** BEGIN Material provided **

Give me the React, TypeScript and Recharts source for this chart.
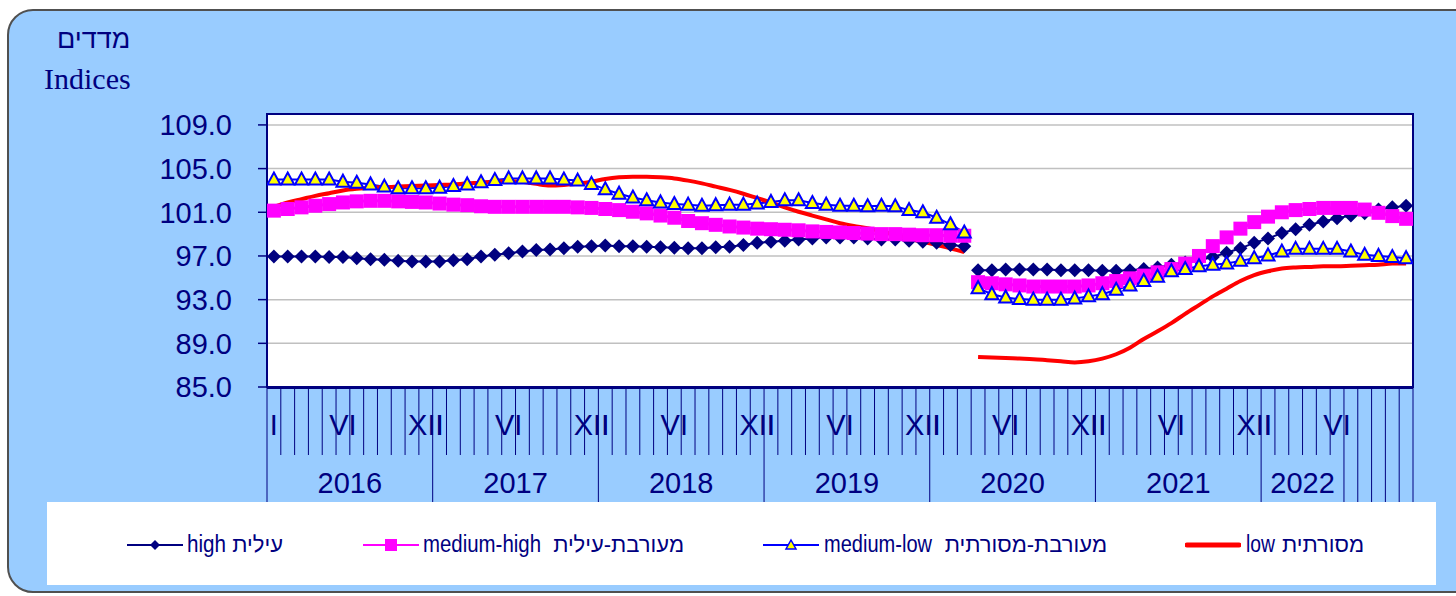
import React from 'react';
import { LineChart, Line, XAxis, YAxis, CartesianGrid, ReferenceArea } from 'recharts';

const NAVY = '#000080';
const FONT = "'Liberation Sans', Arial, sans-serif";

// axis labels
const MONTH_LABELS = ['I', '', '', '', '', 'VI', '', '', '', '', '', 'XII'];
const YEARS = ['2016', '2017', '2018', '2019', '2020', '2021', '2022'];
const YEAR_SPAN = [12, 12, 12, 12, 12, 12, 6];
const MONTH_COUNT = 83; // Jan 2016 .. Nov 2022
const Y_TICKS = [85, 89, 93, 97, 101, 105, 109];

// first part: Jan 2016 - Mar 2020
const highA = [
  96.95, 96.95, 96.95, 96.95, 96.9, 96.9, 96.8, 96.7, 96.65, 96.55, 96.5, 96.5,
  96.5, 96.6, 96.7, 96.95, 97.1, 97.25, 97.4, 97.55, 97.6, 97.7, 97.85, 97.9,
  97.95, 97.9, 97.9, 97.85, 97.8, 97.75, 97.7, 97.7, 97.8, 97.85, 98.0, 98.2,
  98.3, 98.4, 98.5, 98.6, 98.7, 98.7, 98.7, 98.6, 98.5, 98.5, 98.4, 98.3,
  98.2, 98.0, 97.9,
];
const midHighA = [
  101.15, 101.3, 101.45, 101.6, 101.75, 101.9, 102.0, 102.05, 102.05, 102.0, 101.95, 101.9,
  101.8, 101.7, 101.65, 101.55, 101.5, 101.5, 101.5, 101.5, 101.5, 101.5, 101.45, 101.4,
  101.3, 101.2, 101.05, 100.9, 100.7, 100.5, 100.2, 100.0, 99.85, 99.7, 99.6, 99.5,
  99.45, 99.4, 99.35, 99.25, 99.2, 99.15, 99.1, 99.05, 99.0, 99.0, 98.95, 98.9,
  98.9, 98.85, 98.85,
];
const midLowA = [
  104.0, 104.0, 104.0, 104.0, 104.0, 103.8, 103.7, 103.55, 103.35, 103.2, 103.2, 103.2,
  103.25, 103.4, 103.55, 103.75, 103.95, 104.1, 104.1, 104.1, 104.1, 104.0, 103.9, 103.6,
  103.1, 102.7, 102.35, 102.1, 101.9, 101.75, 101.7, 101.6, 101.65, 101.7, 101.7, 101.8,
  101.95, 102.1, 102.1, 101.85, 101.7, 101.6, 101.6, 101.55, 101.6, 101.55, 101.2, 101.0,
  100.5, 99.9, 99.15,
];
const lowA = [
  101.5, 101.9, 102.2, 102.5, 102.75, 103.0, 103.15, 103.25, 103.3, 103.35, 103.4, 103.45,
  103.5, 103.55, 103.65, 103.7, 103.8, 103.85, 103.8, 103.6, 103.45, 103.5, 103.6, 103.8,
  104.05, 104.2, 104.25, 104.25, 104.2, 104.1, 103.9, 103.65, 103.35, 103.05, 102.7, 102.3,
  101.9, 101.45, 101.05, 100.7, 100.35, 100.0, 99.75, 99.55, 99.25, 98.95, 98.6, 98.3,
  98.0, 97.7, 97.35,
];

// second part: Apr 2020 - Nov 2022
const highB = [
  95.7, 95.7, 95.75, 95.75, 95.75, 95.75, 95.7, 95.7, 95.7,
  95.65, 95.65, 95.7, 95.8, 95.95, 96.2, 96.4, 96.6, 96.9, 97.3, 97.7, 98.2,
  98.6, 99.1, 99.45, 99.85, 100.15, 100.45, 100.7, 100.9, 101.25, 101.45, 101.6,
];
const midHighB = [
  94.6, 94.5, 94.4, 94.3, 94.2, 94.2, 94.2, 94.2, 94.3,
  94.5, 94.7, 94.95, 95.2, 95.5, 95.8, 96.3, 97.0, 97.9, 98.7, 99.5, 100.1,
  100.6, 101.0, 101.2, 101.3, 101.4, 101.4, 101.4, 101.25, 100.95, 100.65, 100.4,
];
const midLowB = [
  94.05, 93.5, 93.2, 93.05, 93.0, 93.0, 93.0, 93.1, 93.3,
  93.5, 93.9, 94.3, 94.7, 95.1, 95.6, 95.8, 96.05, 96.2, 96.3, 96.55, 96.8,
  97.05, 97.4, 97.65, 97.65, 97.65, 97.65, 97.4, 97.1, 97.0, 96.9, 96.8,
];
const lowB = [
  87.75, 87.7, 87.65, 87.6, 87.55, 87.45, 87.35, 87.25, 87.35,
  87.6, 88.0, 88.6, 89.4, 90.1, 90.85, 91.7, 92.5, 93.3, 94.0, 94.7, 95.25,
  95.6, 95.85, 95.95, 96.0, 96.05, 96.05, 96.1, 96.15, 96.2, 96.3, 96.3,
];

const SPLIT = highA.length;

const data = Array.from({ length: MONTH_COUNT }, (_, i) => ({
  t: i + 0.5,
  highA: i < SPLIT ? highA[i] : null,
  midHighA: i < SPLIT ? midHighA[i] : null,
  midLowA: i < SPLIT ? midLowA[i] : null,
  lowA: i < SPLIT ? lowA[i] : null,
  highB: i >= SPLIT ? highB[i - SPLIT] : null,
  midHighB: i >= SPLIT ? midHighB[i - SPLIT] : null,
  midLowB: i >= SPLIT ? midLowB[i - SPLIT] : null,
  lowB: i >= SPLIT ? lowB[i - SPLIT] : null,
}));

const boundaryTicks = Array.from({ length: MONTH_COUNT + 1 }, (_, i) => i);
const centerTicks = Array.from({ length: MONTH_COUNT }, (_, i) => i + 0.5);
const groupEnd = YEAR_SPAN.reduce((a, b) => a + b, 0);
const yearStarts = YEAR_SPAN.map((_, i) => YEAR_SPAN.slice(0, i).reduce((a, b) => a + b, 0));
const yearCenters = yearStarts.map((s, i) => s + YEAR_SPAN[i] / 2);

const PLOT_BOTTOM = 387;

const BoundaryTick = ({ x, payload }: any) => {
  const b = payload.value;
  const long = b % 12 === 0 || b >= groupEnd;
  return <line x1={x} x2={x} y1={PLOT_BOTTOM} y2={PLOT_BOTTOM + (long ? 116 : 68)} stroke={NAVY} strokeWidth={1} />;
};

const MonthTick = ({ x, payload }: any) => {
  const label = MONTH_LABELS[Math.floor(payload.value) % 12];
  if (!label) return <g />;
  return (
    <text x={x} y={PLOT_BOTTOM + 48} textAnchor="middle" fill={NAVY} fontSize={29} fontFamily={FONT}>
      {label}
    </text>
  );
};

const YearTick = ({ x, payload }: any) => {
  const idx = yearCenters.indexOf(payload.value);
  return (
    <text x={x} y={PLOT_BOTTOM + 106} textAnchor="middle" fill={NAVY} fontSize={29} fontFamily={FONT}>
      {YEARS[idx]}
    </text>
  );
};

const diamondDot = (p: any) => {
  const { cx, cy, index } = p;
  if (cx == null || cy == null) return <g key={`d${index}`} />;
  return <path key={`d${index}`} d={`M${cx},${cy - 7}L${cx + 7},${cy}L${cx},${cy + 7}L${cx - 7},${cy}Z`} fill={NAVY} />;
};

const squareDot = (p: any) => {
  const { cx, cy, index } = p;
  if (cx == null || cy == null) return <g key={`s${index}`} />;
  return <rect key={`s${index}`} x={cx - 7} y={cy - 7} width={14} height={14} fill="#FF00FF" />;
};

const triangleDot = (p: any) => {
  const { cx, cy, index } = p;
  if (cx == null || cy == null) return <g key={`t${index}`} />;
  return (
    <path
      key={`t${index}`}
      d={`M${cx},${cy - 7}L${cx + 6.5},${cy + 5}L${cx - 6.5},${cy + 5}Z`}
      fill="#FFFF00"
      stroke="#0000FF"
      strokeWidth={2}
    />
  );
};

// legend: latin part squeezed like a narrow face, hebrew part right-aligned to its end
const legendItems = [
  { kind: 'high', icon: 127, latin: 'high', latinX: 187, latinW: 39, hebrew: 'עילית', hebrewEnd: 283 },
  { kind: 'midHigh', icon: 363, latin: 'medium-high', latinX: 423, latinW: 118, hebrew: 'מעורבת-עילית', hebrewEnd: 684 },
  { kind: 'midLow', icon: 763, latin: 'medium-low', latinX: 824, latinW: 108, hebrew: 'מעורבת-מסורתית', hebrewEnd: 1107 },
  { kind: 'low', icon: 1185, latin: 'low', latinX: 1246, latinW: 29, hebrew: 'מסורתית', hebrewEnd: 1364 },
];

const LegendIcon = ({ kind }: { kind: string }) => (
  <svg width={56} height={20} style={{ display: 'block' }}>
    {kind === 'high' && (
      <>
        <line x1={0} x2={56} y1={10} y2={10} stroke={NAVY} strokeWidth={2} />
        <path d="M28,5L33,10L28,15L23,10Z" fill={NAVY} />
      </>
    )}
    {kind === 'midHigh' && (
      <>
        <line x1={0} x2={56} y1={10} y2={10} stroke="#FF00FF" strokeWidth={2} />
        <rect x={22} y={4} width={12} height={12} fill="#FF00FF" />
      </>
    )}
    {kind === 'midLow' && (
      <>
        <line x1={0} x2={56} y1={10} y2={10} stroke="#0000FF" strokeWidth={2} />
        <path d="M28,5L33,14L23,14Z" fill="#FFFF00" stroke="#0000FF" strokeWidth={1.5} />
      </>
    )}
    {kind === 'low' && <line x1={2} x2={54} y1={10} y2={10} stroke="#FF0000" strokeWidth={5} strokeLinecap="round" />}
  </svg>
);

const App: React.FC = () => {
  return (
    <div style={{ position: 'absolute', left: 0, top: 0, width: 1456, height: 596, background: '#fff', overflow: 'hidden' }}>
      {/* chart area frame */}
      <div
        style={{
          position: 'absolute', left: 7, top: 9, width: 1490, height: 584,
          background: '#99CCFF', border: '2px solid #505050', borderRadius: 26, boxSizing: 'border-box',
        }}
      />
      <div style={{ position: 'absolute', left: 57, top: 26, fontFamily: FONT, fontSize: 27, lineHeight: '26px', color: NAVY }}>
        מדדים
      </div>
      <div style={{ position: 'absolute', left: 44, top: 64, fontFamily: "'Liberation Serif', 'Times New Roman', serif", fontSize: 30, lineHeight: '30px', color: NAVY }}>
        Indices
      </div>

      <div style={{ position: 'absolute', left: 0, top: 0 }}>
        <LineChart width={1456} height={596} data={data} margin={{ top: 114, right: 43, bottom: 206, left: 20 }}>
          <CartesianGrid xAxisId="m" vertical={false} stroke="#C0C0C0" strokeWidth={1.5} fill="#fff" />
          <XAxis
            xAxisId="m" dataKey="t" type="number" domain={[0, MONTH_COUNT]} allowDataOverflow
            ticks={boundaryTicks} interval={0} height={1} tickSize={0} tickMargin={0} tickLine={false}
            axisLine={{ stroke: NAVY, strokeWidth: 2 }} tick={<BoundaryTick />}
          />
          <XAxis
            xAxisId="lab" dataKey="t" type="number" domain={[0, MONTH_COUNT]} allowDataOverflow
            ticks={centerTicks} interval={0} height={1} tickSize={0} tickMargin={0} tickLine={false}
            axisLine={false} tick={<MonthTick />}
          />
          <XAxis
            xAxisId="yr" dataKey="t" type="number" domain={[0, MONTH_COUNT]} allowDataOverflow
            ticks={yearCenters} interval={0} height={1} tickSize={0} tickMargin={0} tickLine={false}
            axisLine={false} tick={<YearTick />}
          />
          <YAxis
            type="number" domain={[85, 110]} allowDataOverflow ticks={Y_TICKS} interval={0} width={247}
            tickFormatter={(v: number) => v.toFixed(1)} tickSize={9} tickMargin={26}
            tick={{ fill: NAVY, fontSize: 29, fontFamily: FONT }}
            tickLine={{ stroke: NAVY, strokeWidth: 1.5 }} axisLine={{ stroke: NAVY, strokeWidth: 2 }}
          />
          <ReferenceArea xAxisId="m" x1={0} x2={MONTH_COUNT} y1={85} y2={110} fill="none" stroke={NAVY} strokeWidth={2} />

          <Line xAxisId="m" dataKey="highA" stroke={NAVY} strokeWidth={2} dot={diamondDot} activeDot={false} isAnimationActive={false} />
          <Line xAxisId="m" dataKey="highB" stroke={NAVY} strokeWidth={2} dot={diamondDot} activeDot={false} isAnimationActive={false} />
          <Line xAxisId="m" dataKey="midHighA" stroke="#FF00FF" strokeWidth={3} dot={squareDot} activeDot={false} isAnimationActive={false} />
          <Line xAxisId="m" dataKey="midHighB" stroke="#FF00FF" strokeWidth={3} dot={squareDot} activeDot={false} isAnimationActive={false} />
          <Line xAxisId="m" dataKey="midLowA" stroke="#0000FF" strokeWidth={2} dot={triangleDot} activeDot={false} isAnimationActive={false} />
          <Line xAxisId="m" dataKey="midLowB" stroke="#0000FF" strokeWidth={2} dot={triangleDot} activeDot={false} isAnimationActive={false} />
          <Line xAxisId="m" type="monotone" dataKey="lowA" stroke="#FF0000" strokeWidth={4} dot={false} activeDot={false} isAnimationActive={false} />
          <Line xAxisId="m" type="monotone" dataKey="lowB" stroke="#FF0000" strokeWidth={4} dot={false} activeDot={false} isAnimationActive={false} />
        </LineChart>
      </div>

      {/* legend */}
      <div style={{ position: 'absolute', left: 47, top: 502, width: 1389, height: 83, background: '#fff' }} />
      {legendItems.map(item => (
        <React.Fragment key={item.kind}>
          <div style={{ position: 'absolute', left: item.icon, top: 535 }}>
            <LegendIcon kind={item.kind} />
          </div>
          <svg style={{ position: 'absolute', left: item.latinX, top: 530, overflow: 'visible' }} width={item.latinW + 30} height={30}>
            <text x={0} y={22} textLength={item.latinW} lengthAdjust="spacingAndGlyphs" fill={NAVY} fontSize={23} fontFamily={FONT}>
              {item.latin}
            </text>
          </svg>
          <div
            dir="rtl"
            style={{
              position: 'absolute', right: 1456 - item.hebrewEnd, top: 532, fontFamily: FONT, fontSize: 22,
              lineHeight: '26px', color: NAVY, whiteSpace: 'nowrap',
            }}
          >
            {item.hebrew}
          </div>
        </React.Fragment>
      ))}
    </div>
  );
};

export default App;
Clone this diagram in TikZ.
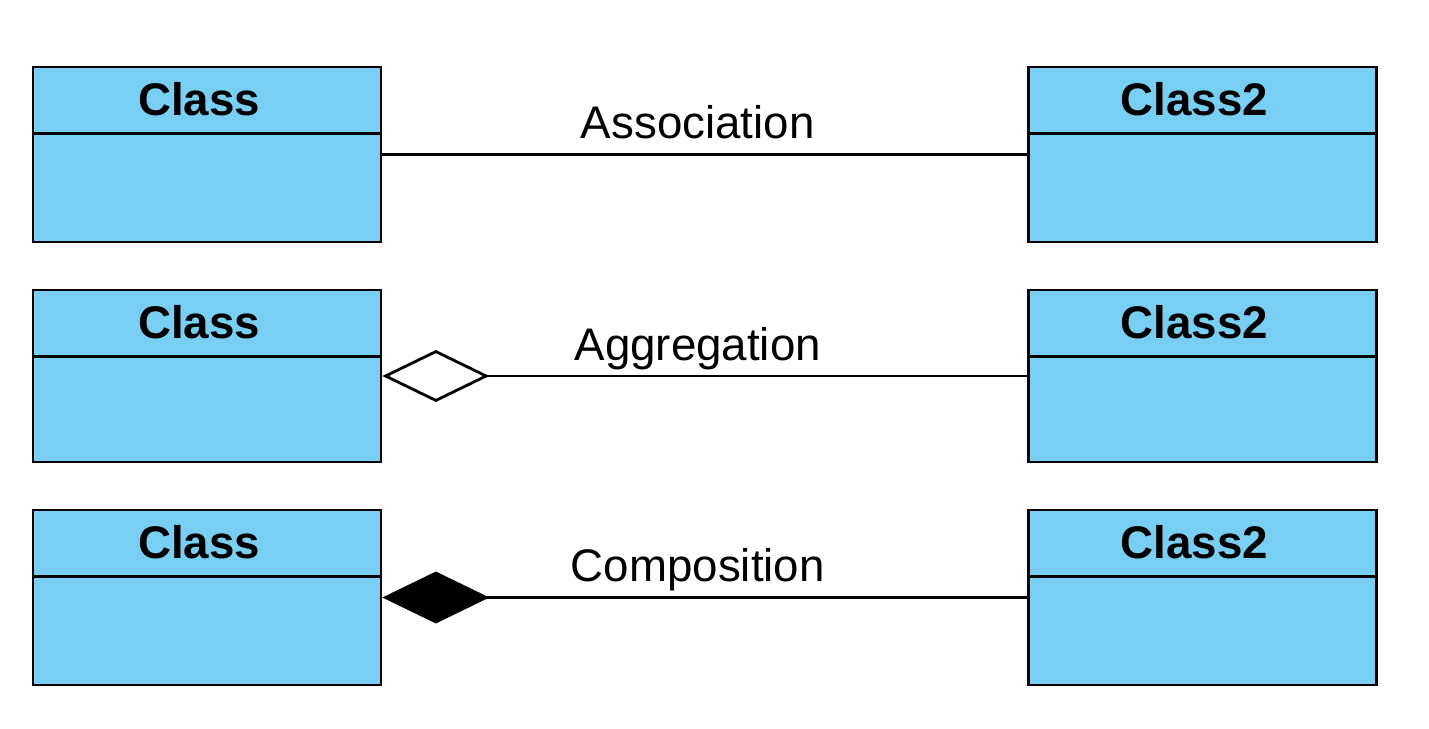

** END Material provided **

Repeat only what runs from the first line of the records above to the line with "const Y_TICKS = [85, 89, 93, 97, 101, 105, 109];", both included, word for word, minus the pictures.

| Exercise response |
Give me the React, TypeScript and Recharts source for this chart.
import React from 'react';
import { LineChart, Line, XAxis, YAxis, CartesianGrid, ReferenceArea } from 'recharts';

const NAVY = '#000080';
const FONT = "'Liberation Sans', Arial, sans-serif";

// axis labels
const MONTH_LABELS = ['I', '', '', '', '', 'VI', '', '', '', '', '', 'XII'];
const YEARS = ['2016', '2017', '2018', '2019', '2020', '2021', '2022'];
const YEAR_SPAN = [12, 12, 12, 12, 12, 12, 6];
const MONTH_COUNT = 83; // Jan 2016 .. Nov 2022
const Y_TICKS = [85, 89, 93, 97, 101, 105, 109];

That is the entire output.